What drove the U.S. market?
- First Republic Bank tumbles on suspending dividend
- SVB Financial Group (SIVB.O) announced it would seek Chapter 11 bankruptcy protection, the latest development in an ongoing drama that began last week with the collapse of Silicon Valley Bank and Signature Bank (SBNY.O), which sparked fears of contagion throughout the global banking system.
- FedEx jumps on full-year profit forecast raise
- The University of Michigan’s preliminary March reading on the overall index of consumer sentiment came in at 63.4, down from 67 in the prior month.
- The CBOE Volatility Index, which measures the implied volatility of S&P 500 options, was up 10.96% to 25.51.
- U.S.-traded shares of Credit Suisse also closed sharply lower, down 6.9%. As
- Investors now turn their gaze to the Federal Reserve’s two-day monetary policy meeting next week.
How did the European markets perform?
- An early recovery in European stocks ran out of steam as investor sentiment remained fragile after a week of turbulence following the failure of Silicon Valley Bank on March 10.
- Credit Suisse was the worst-performing stock in the Stoxx 600 index, down 9.4%. Losses were pan-European with various banks affected such as Santander, Swedbank, Commerzbank, Deutsche Bank, Barclays, and HSBC UK.
- The week saw volatility in the banking sector, with the European Central Bank hiking rates by another 50 basis points, resulting in the worst performance for the Stoxx 600 index since September 2022.
- European shares erased early gains and had their steepest weekly drop in five months, with the pan-European STOXX 600 (.STOXX) finishing down 1.3% lower. It was under pressure from banks (.SX7P), insurance (.SXIP), and financial services stocks.
How did Asian markets perform?
- Asian markets finished broadly higher on Friday with shares in Hong Kong leading the region.
- China’s Shanghai Composite is up 0.73%.
- MSCI’S broadest index of Asia-Pacific shares outside Japan (.MIAPJ0000PUS) surged 1.6%.
- Japan’s Nikkei (.N225) climbed 1.2%.
- China’s bluechips (.CSI300) jumped 1.3%
- Hong Kong’s Hang Seng Index (.HSI) rose 1.8%.
Bonds and Commodities
- The risk-off sentiment also hit oil prices. At their session low, both benchmarks were down more than $3.
- Brent crude, the global benchmark, fell nearly by 12% in the week, its biggest weekly fall since December. U.S. futures fell 13% since Friday’s close, its biggest since last April.

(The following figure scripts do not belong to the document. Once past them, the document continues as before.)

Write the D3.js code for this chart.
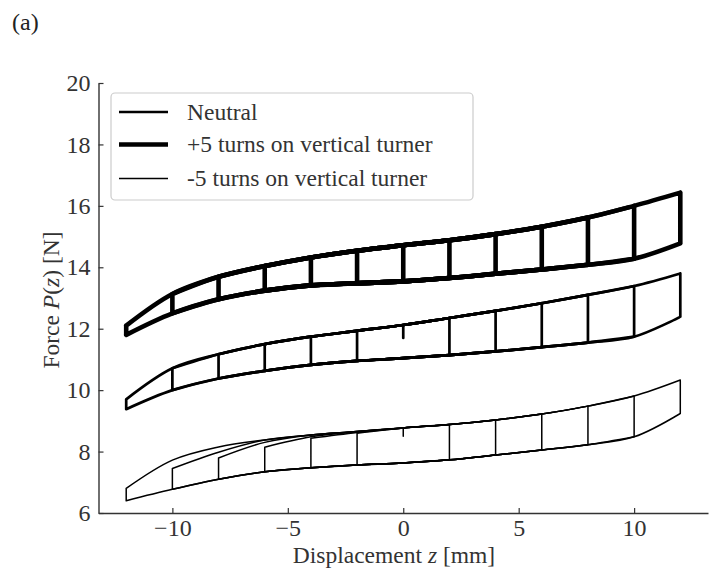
<!DOCTYPE html>
<html>
<head>
<meta charset="utf-8">
<script src="https://cdn.jsdelivr.net/npm/d3@7"></script>
<style>
  body { margin: 0; background: #fff; }
  svg { font-family: "Liberation Serif", "DejaVu Serif", serif; }
</style>
</head>
<body>
<div class="chart"></div>
<script>
const zs = [-12, -10, -8, -6, -4, -2, 0, 2, 4, 6, 8, 10, 12];
const amplitudes = [2, 4, 6, 8, 10, 12];

// Neutral
const neutralUpper = [9.7, 10.71, 11.17, 11.5, 11.74, 11.93, 12.12, 12.35, 12.58, 12.83, 13.1, 13.39, 13.8];
const neutralLower = [9.38, 10.0, 10.38, 10.63, 10.82, 10.95, 11.04, 11.14, 11.26, 11.4, 11.55, 11.74, 12.39];
const neutralTurn = [11.93, 11.74, 11.5, 11.17, 10.71, 9.7];   // top of the left reversal, per amplitude
const neutralNext = [12.12, 11.93, 11.74, 11.5, 11.17, 10.71]; // upper branch 2 mm after the reversal
const neutralStart = 11.7;

// +5 turns
const plusUpper = [12.1, 13.13, 13.69, 14.04, 14.32, 14.54, 14.72, 14.88, 15.08, 15.32, 15.62, 16.0, 16.43];
const plusLower = [11.8, 12.5, 12.96, 13.24, 13.41, 13.48, 13.54, 13.65, 13.79, 13.93, 14.08, 14.28, 14.78];
const plusTurn = [14.54, 14.32, 14.04, 13.69, 13.13, 12.1];
const plusNext = [14.72, 14.54, 14.32, 14.04, 13.69, 13.13];
const plusStart = 13.54;

// -5 turns
const minusUpper = [6.8, 7.72, 8.15, 8.38, 8.54, 8.65, 8.77, 8.88, 9.03, 9.22, 9.48, 9.81, 10.33];
const minusLower = [6.4, 6.77, 7.1, 7.34, 7.47, 7.56, 7.63, 7.73, 7.89, 8.05, 8.22, 8.48, 9.24];
const minusTurn = [8.6, 8.43, 8.14, 7.79, 7.45, 6.8];
const minusNext = [8.77, 8.62, 8.48, 8.3, 7.98, 7.72];
const minusStart = 8.5;

const legendLabels = ['Neutral', '+5 turns on vertical turner', '-5 turns on vertical turner'];
const xTicks = [-10, -5, 0, 5, 10];
const yTicks = [6, 8, 10, 12, 14, 16, 18, 20];

const series = [
  {upper: neutralUpper, lower: neutralLower, turn: neutralTurn, next: neutralNext, start: neutralStart, w: 2.7},
  {upper: plusUpper, lower: plusLower, turn: plusTurn, next: plusNext, start: plusStart, w: 4.6},
  {upper: minusUpper, lower: minusLower, turn: minusTurn, next: minusNext, start: minusStart, w: 1.5}
];

const width = 715, height = 574;
const svg = d3.select('.chart').append('svg')
  .attr('width', width)
  .attr('height', height);

const x = d3.scaleLinear().domain([-13.2, 13.2]).range([98.5, 708]);
const y = d3.scaleLinear().domain([6, 20]).range([513, 83]);

const branch = d3.line()
  .x(d => x(d[0]))
  .y(d => y(d[1]))
  .curve(d3.curveCatmullRom.alpha(0.5));

const plot = svg.append('g');

series.forEach(s => {
  amplitudes.forEach((A, k) => {
    const i0 = zs.indexOf(-A), i1 = zs.indexOf(A);
    const top = s.turn[k];
    const up = [[-A, top], [zs[i0 + 1], s.next[k]]];
    for (let i = i0 + 2; i <= i1; i++) up.push([zs[i], s.upper[i]]);
    const low = [];
    for (let i = i0; i <= i1; i++) low.push([zs[i], s.lower[i]]);
    const segs = [
      branch(up),
      branch(low),
      'M' + x(A) + ',' + y(s.upper[i1]) + 'L' + x(A) + ',' + y(s.lower[i1]),
      'M' + x(-A) + ',' + y(s.lower[i0]) + 'L' + x(-A) + ',' + y(top)
    ];
    plot.append('path')
      .attr('d', segs.join(''))
      .attr('fill', 'none')
      .attr('stroke', '#000')
      .attr('stroke-width', s.w)
      .attr('stroke-linecap', 'round')
      .attr('stroke-linejoin', 'round');
  });
  // start of the test at z = 0
  const iz = zs.indexOf(0);
  plot.append('line')
    .attr('x1', x(0)).attr('x2', x(0))
    .attr('y1', y(s.upper[iz])).attr('y2', y(s.start))
    .attr('stroke', '#000')
    .attr('stroke-width', s.w)
    .attr('stroke-linecap', 'round');
});

// axes, ticks pointing inwards
const xAxis = d3.axisBottom(x).tickValues(xTicks).tickSize(-5).tickSizeOuter(0).tickPadding(6);
const yAxis = d3.axisLeft(y).tickValues(yTicks).tickSize(-5).tickSizeOuter(0).tickPadding(8);

const gx = svg.append('g').attr('transform', 'translate(0,' + y(6) + ')').call(xAxis);
const gy = svg.append('g').attr('transform', 'translate(' + x(-13.2) + ',0)').call(yAxis);

[gx, gy].forEach(g => {
  g.select('.domain').attr('stroke', '#333').attr('stroke-width', 1.4);
  g.selectAll('.tick line').attr('stroke', '#333').attr('stroke-width', 1.2);
  g.selectAll('.tick text')
    .attr('fill', '#333')
    .attr('font-size', 24)
    .attr('font-family', '"Liberation Serif", serif');
});

svg.append('text')
  .attr('x', 394)
  .attr('y', 563)
  .attr('text-anchor', 'middle')
  .attr('font-size', 23.5)
  .attr('fill', '#333')
  .html('Displacement <tspan font-style="italic">z</tspan> [mm]');

svg.append('text')
  .attr('transform', 'translate(59,300) rotate(-90)')
  .attr('text-anchor', 'middle')
  .attr('font-size', 23.5)
  .attr('fill', '#333')
  .html('Force <tspan font-style="italic">P</tspan>(<tspan font-style="italic">z</tspan>) [N]');

svg.append('text')
  .attr('x', 12)
  .attr('y', 30)
  .attr('font-size', 24)
  .attr('fill', '#222')
  .text('(a)');

// legend
const legend = svg.append('g');
legend.append('rect')
  .attr('x', 111).attr('y', 93)
  .attr('width', 362).attr('height', 107)
  .attr('rx', 4)
  .attr('fill', '#fff')
  .attr('stroke', '#ccc')
  .attr('stroke-width', 1.2);

const rowY = [112, 144.5, 178.5];
legendLabels.forEach((lab, i) => {
  legend.append('line')
    .attr('x1', 119).attr('x2', 168)
    .attr('y1', rowY[i]).attr('y2', rowY[i])
    .attr('stroke', '#000')
    .attr('stroke-width', series[i].w);
  legend.append('text')
    .attr('x', 187)
    .attr('y', rowY[i] + 7.5)
    .attr('font-size', 23.5)
    .attr('fill', '#333')
    .text(lab);
});
</script>
</body>
</html>
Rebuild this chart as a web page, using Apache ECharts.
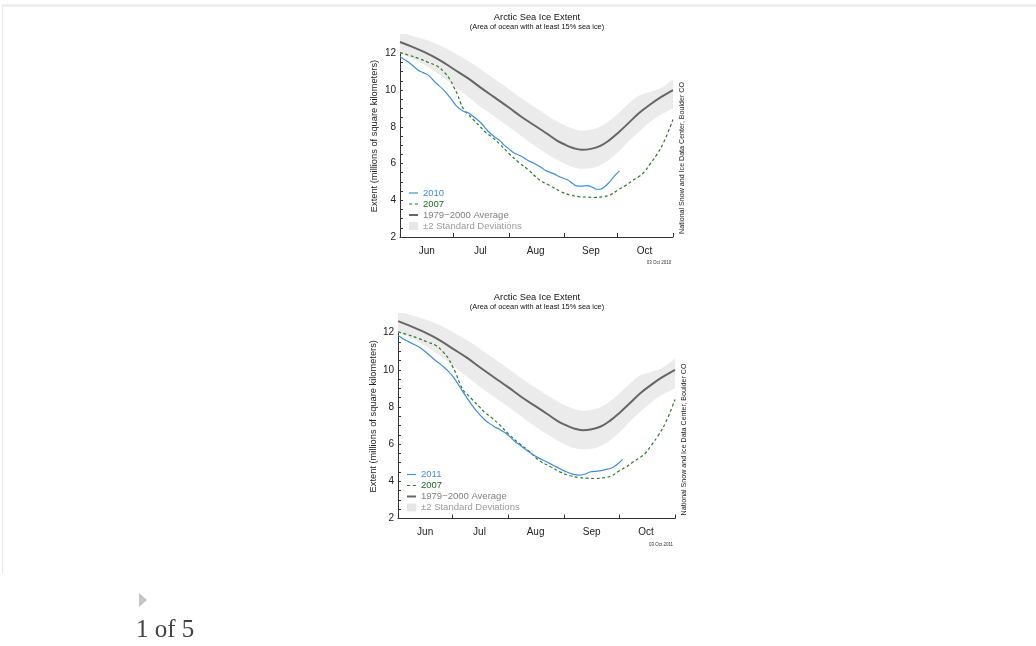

- Gold hit a new record high level in the domestic and international markets mainly due to a fall in the dollar and global stock markets on the back of the crisis in the US.
- Spot gold prices rose 3.01% to $1,976.84 an ounce after touching their highest since April.
- U.S. gold futures gained 2.6% to settle at $1,973.50.
- The US Dollar Index Futures was down 0.55% at 103.52.
- The Euro was up against the Dollar by 0.59% to 1.07
- While the Dollar fell against the Yen by 1.43% to 131.80.
- The euro was up 0.5% on the day at $1.066, having gained 0.79% in a month, while the dollar index, which tracks the greenback against a basket of currencies of other major trading partners, was down at 103.9.
- Bitcoin also rallied on safe-haven buying, hitting a nine-month high.
As the Federal Reserve prepares for its meeting next week, market analysts are expecting continued volatility in the stock market. The recent plunge in bond yields has helped boost equity markets, particularly tech and growth stocks, which have outperformed bank shares. However, the decline in yields could also indicate investors’ concerns about a possible economic slowdown, prompting the Federal Reserve to curb its aggressive rate hike strategy.
The current interest rate move is seen as a “tailwind for stocks” in the short term, but the market is uncertain about how the Federal Reserve will react to the recent developments in the fixed-income markets. Investors are assigning a 60% probability of a 25 basis point rate increase at the Fed’s March 21-22 meeting, with rate cuts expected later in the year.
While some market analysts are optimistic that the rally in tech stocks will continue, others are skeptical about stock valuations. The S&P 500 currently trades at 17.5 times forward earnings estimates compared to its historic average P/E of 15.6 times. The Nasdaq 100, which has been buoyed by strong gains in mega-cap stocks such as Microsoft Corp and Alphabet Inc, is currently trading at 27.3 times forward earnings.
The Federal Reserve’s decision next week will likely have a significant impact on the markets, and investors will be closely watching for any signs that the central bank may prioritize financial stability over inflation-fighting credibility. With the market remaining volatile, investors are advised to stay cautious and diversify their portfolios to minimize risks.